Considerando que o seguro-garantia poderá ser exigido para a execução obras e serviços de engenharia sob o regime de contratação integrada, chama-se a atenção para essa peculiar modalidade de contrato.

Vale ressaltar que durante a tramitação no Congresso do projeto de lei a inclusão do regime de contratação integrada foi alvo de inúmeras críticas do Conselho de Arquitetura e Urbanismo do Brasil (CAU/BR). O órgão defendeu que a Lei de Licitações deveria vedar o referido regime e exigir o projeto completo antes da contratação da obra. Sugeriu também que houvesse concurso público apartado para a contratação do projeto completo. O deputado federal Joaquim Passarinho (PSD-PA), inclusive, ressaltou que o regime de contratação integrada torna "ineficaz o controle da qualidade da obra a ser construída, do seu prazo de execução, bem como dos custos envolvidos na implantação, operação e manutenção do bem público em questão", entendimento no sentido de que a escolha pelo regime de contratação integrada deve ser marcada pela sua excepcionalidade e em função dos riscos.
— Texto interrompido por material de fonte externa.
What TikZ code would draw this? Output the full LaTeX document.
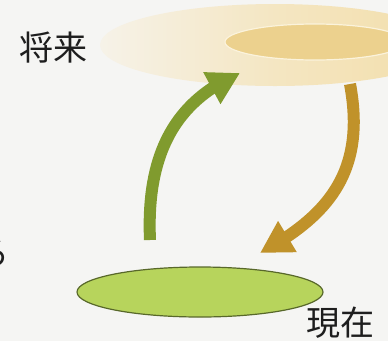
\documentclass[tikz,border=0pt]{standalone}
\usepackage{fontspec}
\newfontfamily\jp{Noto Sans CJK JP}
\usetikzlibrary{arrows.meta,shapes.geometric,bending}
\definecolor{bg}{RGB}{245,245,243}
\definecolor{outerL}{RGB}{246,242,232}
\definecolor{outerM}{RGB}{244,230,194}
\definecolor{outerR}{RGB}{243,222,170}
\definecolor{innerF}{RGB}{236,209,142}
\definecolor{innerD}{RGB}{251,243,220}
\definecolor{nowF}{RGB}{183,212,92}
\definecolor{nowD}{RGB}{88,104,42}
\definecolor{greenA}{RGB}{128,155,46}
\definecolor{goldA}{RGB}{192,146,42}
\definecolor{txt}{RGB}{30,30,30}
\tikzset{
  lbl/.style={font=\jp\fontsize{34}{34}\selectfont, text=txt, inner sep=0pt},
  bigarrow/.style={line width=12pt, -{Triangle[length=32pt,width=34pt,flex]}},
}
\begin{document}
\begin{tikzpicture}[x=1pt,y=-1pt]
\fill[bg] (0,0) rectangle (388,341);
\useasboundingbox (0,0) rectangle (388,341);
% future ellipses
\node[ellipse, minimum width=350pt, minimum height=82pt, inner sep=0pt,
      left color=outerL, right color=outerR, middle color=outerM] (future) at (275,45) {};
\node[ellipse, minimum width=180pt, minimum height=36pt, inner sep=0pt,
      fill=innerF, draw=innerD, line width=1.2pt] (futureIn) at (315,42) {};
% present ellipse
\node[ellipse, minimum width=246pt, minimum height=50pt, inner sep=0pt,
      fill=nowF, draw=nowD, line width=1.2pt] (now) at (200,292) {};
% labels
\node[lbl] (futureLbl) at (53,48) {将来};
\node[lbl] (nowLbl) at (340,323) {現在};
\node[lbl, anchor=east] (cutLbl) at (10,253) {る};
% arrow endpoints
\coordinate (gS) at (150,240);
\coordinate (gE) at (240,73);
\coordinate (oS) at (350,84);
\coordinate (oE) at (260,253);
\draw[bigarrow, greenA] (gS) .. controls (146,150) and (178,100) .. (gE);
\draw[bigarrow, goldA] (oS) .. controls (366,170) and (330,215) .. (oE);
\end{tikzpicture}
\end{document}
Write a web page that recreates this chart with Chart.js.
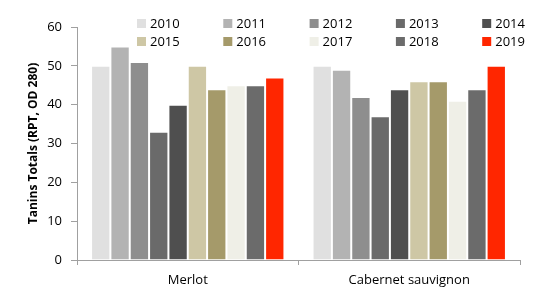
<!DOCTYPE html>
<html><head><meta charset="utf-8">
<script src="https://cdn.jsdelivr.net/npm/chart.js@4/dist/chart.umd.min.js"></script>
<style>html,body{margin:0;padding:0;background:#fff}#wrap{width:560px;height:302px}</style>
</head><body><div id="wrap"><canvas id="c"></canvas></div>
<script>
const categories = ["Merlot", "Cabernet sauvignon"];
const years = ["2010","2011","2012","2013","2014","2015","2016","2017","2018","2019"];
const merlot = [50, 55, 51, 33, 40, 50, 44, 45, 45, 47];
const cabernet = [50, 49, 42, 37, 44, 46, 46, 41, 44, 50];
const colors = ["#e0e0e0","#b3b3b3","#8e8e8e","#6a6a6a","#4f4f4f","#cec7a5","#a59a6a","#efefe7","#6b6b6b","#ff2600"];
const yTicks = [0, 10, 20, 30, 40, 50, 60];
const yTitle = "Tanins Totals (RPT, OD 280)";

const FONT = "'Open Sans', sans-serif";
const datasets = years.map((y, i) => ({
  label: y,
  data: [merlot[i], cabernet[i]],
  backgroundColor: colors[i],
  borderColor: 'rgba(255,255,255,0.35)',
  borderWidth: 1,
  barPercentage: 1,
  categoryPercentage: 0.873
}));

const legendPlugin = {
  id: 'gridLegend',
  afterDraw(chart) {
    const ctx = chart.ctx;
    ctx.save();
    ctx.font = "13px " + FONT;
    ctx.textBaseline = 'middle';
    ctx.fillStyle = '#000';
    chart.data.datasets.forEach((ds, i) => {
      const col = i % 5, row = Math.floor(i / 5);
      const x = 137 + col * 86.3;
      const y = 23 + row * 18;
      ctx.fillStyle = ds.backgroundColor;
      ctx.fillRect(x, y - 4, 9, 9);
      ctx.fillStyle = '#000';
      ctx.fillText(ds.label, x + 13, y + 1);
    });
    ctx.restore();
  }
};

new Chart(document.getElementById('c'), {
  type: 'bar',
  data: { labels: categories, datasets },
  options: {
    responsive: true,
    maintainAspectRatio: false,
    animation: false,
    layout: { padding: { left: 0, right: 40, top: 27, bottom: 0 } },
    plugins: { legend: { display: false }, tooltip: { enabled: false } },
    scales: {
      x: {
        grid: { display: true, offset: true, drawOnChartArea: false, drawTicks: true, tickLength: 5, color: '#a0a0a0' },
        border: { color: '#a0a0a0', width: 1 },
        ticks: { color: '#000', font: { family: FONT, size: 13 }, padding: 7 },
        afterFit(a) { a.height = 42; }
      },
      y: {
        min: 0, max: 60,
        afterBuildTicks(a) { a.ticks = yTicks.map(v => ({ value: v })); },
        grid: { display: true, drawOnChartArea: false, drawTicks: true, tickLength: 6, color: '#a0a0a0' },
        border: { color: '#a0a0a0', width: 1 },
        ticks: { color: '#000', font: { family: FONT, size: 13 }, padding: 9 },
        title: { display: true, text: yTitle, color: '#000', font: { family: FONT, size: 12, weight: 'bold' }, padding: { top: 26, bottom: 0 } },
        afterFit(a) { a.width = 77; }
      }
    }
  },
  plugins: [legendPlugin]
});
</script>
</body></html>
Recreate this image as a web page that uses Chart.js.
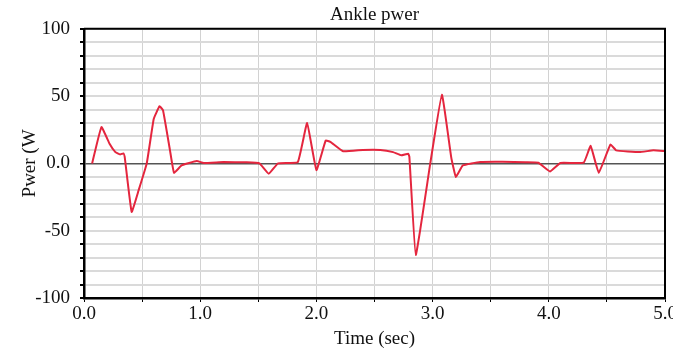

Em pesquisa ao site do Tribunal de Contas da União (TCU) sobre o tema, resulta que a contratação integrada apresentou os piores resultados se comparados aos demais regimes. As críticas não encontraram aderência necessária no Legislativo, prevalecendo o projeto original, sob o pretexto de que a contratação integrada representa grande vantagem para a Administração Pública porque concentra os riscos e as responsabilidades na empresa contratada.

No entanto, se não foram capaz de impedir a inclusão da contratação integrada na nova lei, as reações contrárias propiciaram um inegável avanço, na medida em que contribuíram para o aprimoramento do conceito de anteprojeto de engenharia que deve ser elaborado pela Administração, que passou a fornecer melhores especificações acerca do objeto que será executado para subsidiar o oferecimento de propostas com a correta mensuração e alocação dos riscos pelos licitantes.

Portanto, além dos requisitos já previstos no artigo 9º do Regime Diferenciado de Contratações (RDC), exige-se que o anteprojeto da proposta da concepção da obra contenha, no mínimo, os projetos anteriores ou estudos preliminares.

Nota-se que, após 28 anos de vigência da Lei nº 8.666, há pronunciada frustração de alguns administrativistas, que esperavam avanços mais significativos na nova lei, já que desde 1995 discute-se a necessidade de alteração da antiga. Contudo, há também pontos que trazem um respiro e boas novidades para as parcerias público-privadas.

A predominância do processo licitatório eletrônico e a condição imposta para eficácia dos contratos administrativos à publicação no Portal Nacional de Contratações Públicas, uma plataforma unificada que reunirá informações de todas as licitações e contratações, atende à necessidade de transparência dos atos administrativos de todos os entes federativos.

A elevação do valor do seguro-garantia e a previsão de cláusula de retomada viabilizam ainda mais a utilização desse relevante instrumento como suporte às grandes obras de infraestrutura.

Ao assinar o contrato administrativo, a seguradora passará a ser terceira interessada na regular execução da obra ou serviço de engenharia, objeto do seguro-garantia, e deve designar um representante para fiscalizar a execução do contrato principal e atestar a conformidade dos serviços e dos materiais empregados, bem como o cumprimento dos prazos pactuados.

Enfim, o ciclo de vida do processo licitatório e a gestão do contrato administrativo, desde a sua concepção até o pós-sinistro, devem fazer parte da atividade de toda seguradora que pretenda disputar essa fatia nobre do mercado segurador.